Pour notre part, nous défendons la démocratie et les droits fondamentaux des peuples contre l’autoritarisme d’extrême-droite qui progresse partout en Europe. Mais nous ne tolérons pas les tentatives de la Commission européenne d’instrumentaliser cette lutte essentielle pour faire primer le droit européen sur la constitution des Etats membres. Ou sur nos engagements internationaux en faveur du climat (Accords de Paris) ou des droits sociaux (conventions de l’Organisation internationale du travail). Cela mérite une analyse un peu plus précise et nuancée que les Zemmour, Le Pen ou Montebourg d’un côté et la Commission européenne de l’autre et voilà à quoi sert également notre travail au niveau européen. Puissent ces quelques lignes nourrir et éclairer un débat plus que jamais nécessaire.

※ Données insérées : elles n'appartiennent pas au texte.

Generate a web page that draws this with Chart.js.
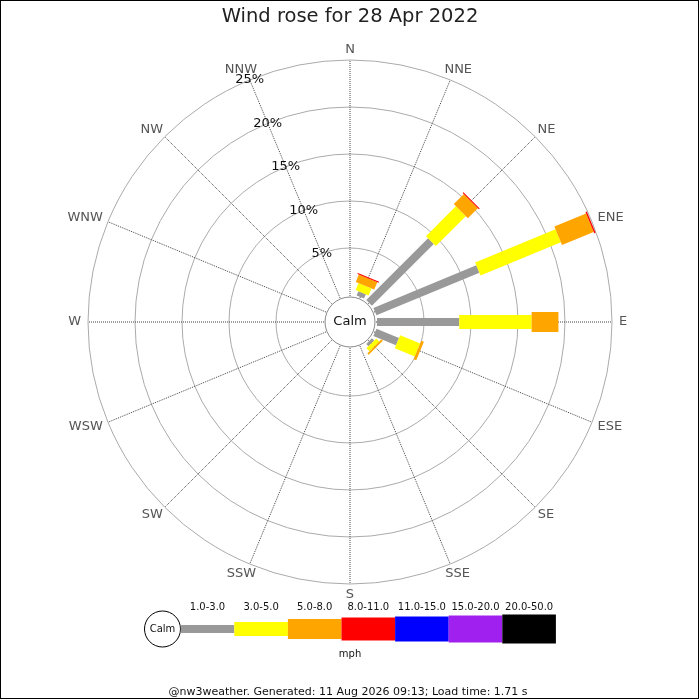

En 2022, nous opposerons à l’extrême-droite un programme radicalement démocratique, social et écologique. Le mandat populaire que nous aurons obtenu dans les urnes nous donnera la légitimité pour réaliser ce programme coûte que coûte. Et notre insoumission à l’Union européenne aura pour unique objectif d’étendre les droits sociaux et environnementaux, et non de détruire les libertés individuelles et les gardes fous démocratiques comme le fait la Pologne. Nous n’accepterons donc pas que l’Union européenne nous en empêche, sous prétexte d’une primauté absolue du droit européen. L’adoption d’une constitution pour une VIème République sera également l’occasion de placer les biens communs, les protections sociales et la règle verte au cœur de l’identité constitutionnelle française, hors de portée des dogmes de Bruxelles. C’est par le dialogue démocratique, le rapport de force et la désobéissance que nous entendons protéger les intérêts sociaux et environnementaux des citoyens français et, en éclaireurs, les mettre au centre de la discussion européenne.